The week following Tisha B'av was one of the most traumatic in my life. On the radio I heard distraught cries of many of my friends. For, the Ulpana where I teach has many teachers formerly from the Gush Katif settlements. The voices from the radio during those days will never be forgotten.
Aderet, an English speaker, moved to a settlement from Sederot two years before the expulsion. One grandmother was not told of her move; the other gave her a "shachpatz" (bulletproof vest) for her birthday!!!I recall hearing her cries as she was forcibly removed from her home in Morag.
Miriam and Shabtai Namburg were evicted from Yamit years ago before their second expulsion. Rav Shabtai was a Ram in Yeshivat Yamit. This couple ran an unofficial "Yad Eliezer," distributing cash and food to the needy for many years.

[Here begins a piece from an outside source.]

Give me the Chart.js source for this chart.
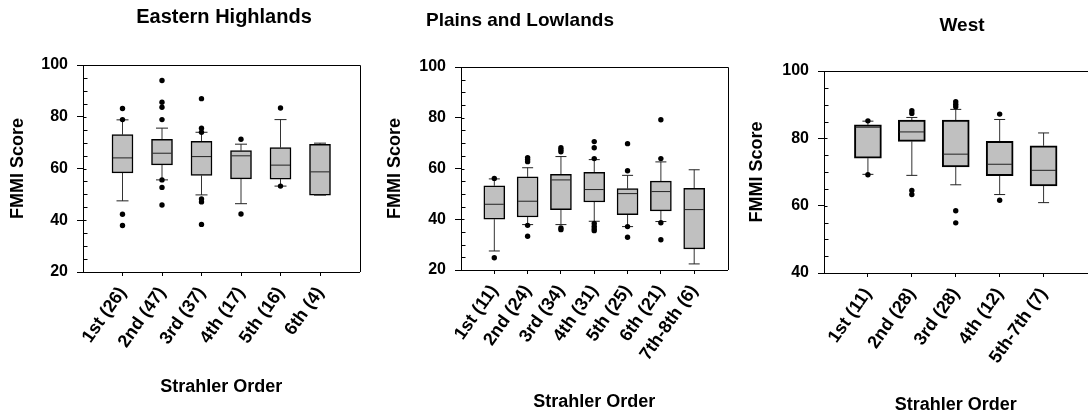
<!DOCTYPE html>
<html>
<head>
<meta charset="utf-8">
<script src="https://cdn.jsdelivr.net/npm/chart.js@4.4.1/dist/chart.umd.min.js"></script>
<style>
  html, body { margin: 0; padding: 0; background: #fff; overflow: hidden; }
  body { width: 1088px; height: 417px; position: relative; }
  canvas { position: absolute; top: 0; }
</style>
</head>
<body>
<canvas id="eastern" width="370" height="417" style="left:0"></canvas>
<canvas id="plains" width="360" height="417" style="left:378px"></canvas>
<canvas id="west" width="360" height="417" style="left:741px"></canvas>
<script>
// Eastern Highlands: FMMI score by Strahler order
const ehLabels = ['1st (26)', '2nd (47)', '3rd (37)', '4th (17)', '5th (16)', '6th (4)'];
const ehLow  = [47.5, 55.6, 49.8, 46.4, 53.2, 49.7];
const ehQ1   = [58.3, 61.4, 57.3, 56.0, 55.9, 49.7];
const ehMed  = [64.1, 65.9, 64.6, 64.9, 61.3, 58.7];
const ehQ3   = [73.1, 71.3, 70.5, 66.9, 68.1, 69.3];
const ehHigh = [78.8, 75.6, 74.0, 69.4, 78.9, 69.8];
const ehOut  = [[83.2, 78.9, 42.3, 38.0], [94.0, 85.6, 83.7, 78.9, 55.6, 52.7, 45.9],
                [87.0, 75.6, 74.0, 48.2, 47.1, 38.4], [71.3, 42.4], [83.4, 53.2], []];
const ehTicks = [20, 40, 60, 80, 100];

// Plains and Lowlands
const plLabels = ['1st (11)', '2nd (24)', '3rd (34)', '4th (31)', '5th (25)', '6th (21)', '7th-8th (6)'];
const plLow  = [27.5, 37.9, 37.9, 39.2, 37.1, 39.1, 22.4];
const plQ1   = [40.0, 40.9, 43.8, 46.8, 41.8, 43.3, 28.3];
const plMed  = [45.9, 47.1, 55.5, 51.7, 50.1, 50.9, 43.8];
const plQ3   = [53.2, 56.7, 57.7, 58.5, 52.1, 55.0, 52.2];
const plHigh = [55.9, 60.3, 64.7, 63.5, 57.3, 62.6, 59.5];
const plOut  = [[56.1, 24.8], [64.3, 63.5, 62.7, 37.6, 33.3], [68.2, 67.4, 66.6, 36.6, 35.9],
                [70.6, 68.2, 63.9, 38.3, 37.2, 36.3, 35.5], [69.8, 59.1, 37.1, 32.9],
                [79.2, 63.9, 38.6, 31.9], []];
const plTicks = [20, 40, 60, 80, 100];

// West
const wLabels = ['1st (11)', '2nd (28)', '3rd (28)', '4th (12)', '5th-7th (7)'];
const wLow  = [69.3, 69.0, 66.2, 63.3, 60.9];
const wQ1   = [74.1, 79.1, 71.5, 68.9, 65.9];
const wMed  = [83.3, 81.9, 75.3, 72.3, 70.5];
const wQ3   = [84.0, 85.4, 85.4, 79.1, 77.8];
const wHigh = [85.1, 86.2, 88.6, 85.6, 81.6];
const wOut  = [[85.2, 69.2], [88.2, 87.4, 64.5, 63.3], [90.9, 90.1, 89.4, 58.5, 54.9], [87.2, 61.6], []];
const wTicks = [40, 60, 80, 100];

const FONT = '"Liberation Sans", Arial, Helvetica, sans-serif';

// frame, minor ticks and panel heading
const panelDecor = {
    id: 'panelDecor',
    afterDraw(chart, args, o) {
        const { ctx, chartArea: a, scales: { y } } = chart;
        const L = Math.round(a.left) + 0.5, T = Math.round(a.top) + 0.5;
        const R = Math.round(a.right) + 0.5;
        ctx.save();
        ctx.strokeStyle = '#000';
        ctx.lineWidth = 1;
        ctx.beginPath();
        ctx.moveTo(L, T);
        ctx.lineTo(R, T);
        ctx.lineTo(R, Math.round(a.bottom));
        // small inward ticks on the y axis
        for (let v = y.min; v <= y.max + 0.01; v += 5) {
            const py = Math.round(y.getPixelForValue(v)) + 0.5;
            const len = v % 20 === 0 ? 3 : 4;
            ctx.moveTo(L, py);
            ctx.lineTo(L + len, py);
        }
        ctx.stroke();

        ctx.fillStyle = '#000';
        ctx.font = 'bold ' + o.titleSize + 'px ' + FONT;
        ctx.textAlign = 'center';
        ctx.textBaseline = 'middle';
        ctx.fillText(o.title, o.titleX, o.titleY);
        ctx.restore();
    }
};

function drawBoxPanel(id, p) {
    const xs = p.labels.map((_, i) => i + 1);

    // whisker stems, broken between boxes by null points
    const stems = [];
    xs.forEach((x, i) => {
        stems.push({ x, y: p.low[i] }, { x, y: p.q1[i] }, { x, y: null });
        stems.push({ x, y: p.q3[i] }, { x, y: p.high[i] }, { x, y: null });
    });
    const caps = xs.flatMap((x, i) => [{ x, y: p.low[i] }, { x, y: p.high[i] }]);
    const outliers = xs.flatMap((x, i) => p.out[i].map(v => ({ x, y: v })));

    const tickFont = { family: FONT, size: 16, weight: 'bold' };
    const titleFont = { family: FONT, size: 18, weight: 'bold' };

    new Chart(document.getElementById(id), {
        type: 'bar',
        data: {
            datasets: [
                {
                    type: 'scatter',
                    data: outliers,
                    pointStyle: 'circle',
                    pointRadius: 2.7,
                    pointBackgroundColor: '#000',
                    pointBorderWidth: 0,
                    order: 0
                },
                {
                    type: 'scatter',
                    data: xs.map((x, i) => ({ x, y: p.med[i] })),
                    pointStyle: 'line',
                    pointRadius: p.boxWidth / 2 - 1,
                    pointBorderColor: '#222',
                    pointBorderWidth: 1,
                    order: 1
                },
                {
                    type: 'scatter',
                    data: caps,
                    pointStyle: 'line',
                    pointRadius: p.capHalf,
                    pointBorderColor: '#222',
                    pointBorderWidth: 1,
                    order: 2
                },
                {
                    type: 'bar',
                    data: xs.map((x, i) => ({ x, y: [p.q1[i], p.q3[i]] })),
                    backgroundColor: '#c0c0c0',
                    borderColor: '#000',
                    borderWidth: p.boxBorder,
                    borderSkipped: false,
                    barThickness: p.boxWidth,
                    grouped: false,
                    order: 3
                },
                {
                    type: 'line',
                    data: stems,
                    borderColor: '#333',
                    borderWidth: 1,
                    pointRadius: 0,
                    spanGaps: false,
                    order: 4
                }
            ]
        },
        options: {
            responsive: false,
            animation: false,
            events: [],
            layout: { padding: { top: p.area.top, right: p.area.right, left: 0, bottom: 0 } },
            plugins: {
                legend: { display: false },
                tooltip: { enabled: false },
                panelDecor: { title: p.title, titleX: p.titleX, titleY: p.titleY, titleSize: p.titleSize }
            },
            scales: {
                x: {
                    type: 'linear',
                    offset: false,
                    min: 0,
                    max: xs.length + 1,
                    afterBuildTicks: s => { s.ticks = xs.map(v => ({ value: v })); },
                    afterFit: s => { s.height = p.area.xHeight; },
                    ticks: {
                        autoSkip: false,
                        minRotation: 55,
                        maxRotation: 55,
                        padding: 7,
                        color: '#000',
                        font: { family: FONT, size: 18, weight: 'bold' },
                        callback: v => p.labels[v - 1]
                    },
                    grid: { offset: false, drawOnChartArea: false, tickLength: 4, color: '#000' },
                    border: { color: '#000', width: 1 },
                    title: {
                        display: true,
                        text: 'Strahler Order',
                        color: '#000',
                        font: titleFont,
                        padding: { top: 0, bottom: p.xTitlePad }
                    }
                },
                y: {
                    min: p.ticks[0],
                    max: p.ticks[p.ticks.length - 1],
                    afterBuildTicks: s => { s.ticks = p.ticks.map(v => ({ value: v })); },
                    afterFit: s => { s.width = p.area.left; },
                    ticks: { padding: 9, color: '#000', font: tickFont },
                    grid: { drawOnChartArea: false, tickLength: 6, color: '#000' },
                    border: { color: '#000', width: 1 },
                    title: {
                        display: true,
                        text: 'FMMI Score',
                        color: '#000',
                        font: titleFont,
                        padding: { top: p.yTitlePad, bottom: 0 }
                    }
                }
            }
        },
        plugins: [panelDecor]
    });
}

drawBoxPanel('eastern', {
    title: 'Eastern Highlands', titleX: 224, titleY: 17, titleSize: 20,
    labels: ehLabels, low: ehLow, q1: ehQ1, med: ehMed, q3: ehQ3, high: ehHigh, out: ehOut, ticks: ehTicks,
    area: { left: 83, top: 65, right: 9, xHeight: 145 },
    xTitlePad: 19, yTitlePad: 7,
    boxWidth: 21, capHalf: 6, boxBorder: 1.5
});

drawBoxPanel('plains', {
    title: 'Plains and Lowlands', titleX: 142, titleY: 21, titleSize: 19,
    labels: plLabels, low: plLow, q1: plQ1, med: plMed, q3: plQ3, high: plHigh, out: plOut, ticks: plTicks,
    area: { left: 83, top: 67, right: 5, xHeight: 147 },
    xTitlePad: 4, yTitlePad: 6,
    boxWidth: 21, capHalf: 5.5, boxBorder: 1.5
});

drawBoxPanel('west', {
    title: 'West', titleX: 221, titleY: 26, titleSize: 19,
    labels: wLabels, low: wLow, q1: wQ1, med: wMed, q3: wQ3, high: wHigh, out: wOut, ticks: wTicks,
    area: { left: 83, top: 71, right: 5, xHeight: 144 },
    xTitlePad: 1, yTitlePad: 5,
    boxWidth: 27, capHalf: 5.5, boxBorder: 2
});
</script>
</body>
</html>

Smadar and her dear husband, Rav Gabi Kadosh lived through many trials during their lives while at Ganei Tal. Rav Gabi picked up a hitchhiker once who was shot dead from point blank range. How calmly the commentator spoke, "The Rav of Ganei Tal is now being led from his home...."
Bat Oren Mazaki recieved a troubling phone call while on our Ulpana's school trip one spring. "Don't worry," (When someone says this you know you have reason to worry!)"but a patzmar mortar landed in your living room. Your children were there but Boruch Hashem, nobody was hurt." What took the cake was that after this attack on his way home from work, her husband's station wagon took a direct hit through its back window. Mercifully, the mortar lodged in the back of the driver's seat without exploding.
One of the things I could not accept at that time was the apathy of many people in our country. I would speak to folks here in Netivot begging them to join me at rallies. "Even if you are not pro-settler," I would argue, "be selfish! Think logically: if these brave people are no longer there in the Gush WE in Netivot will sustain rocket attacks." People looked at me as if I was crazy! I hate saying, "...told you so!"
So tonight, tired from the fast I brace myself emotionally for a difficult week. A week steeped in memories made even more poignant when I see the sad situation of so many of these dauntless settlers. Unemployed, many have used much of their meager compensation payments to keep food on their tables. Compenation settlemnets? What a joke- as if anything physical could possibly compensate them for the horror they endured!
Let us pray as one that next year at this hour we'll be drunk with elation. Dancing, leaping and singing in ecstasy at the Kotel Ha'maaravi with the coming of Mosiach, no longer in fear of yet another expulsion led by those blind with self-importance and drunk with narcissism.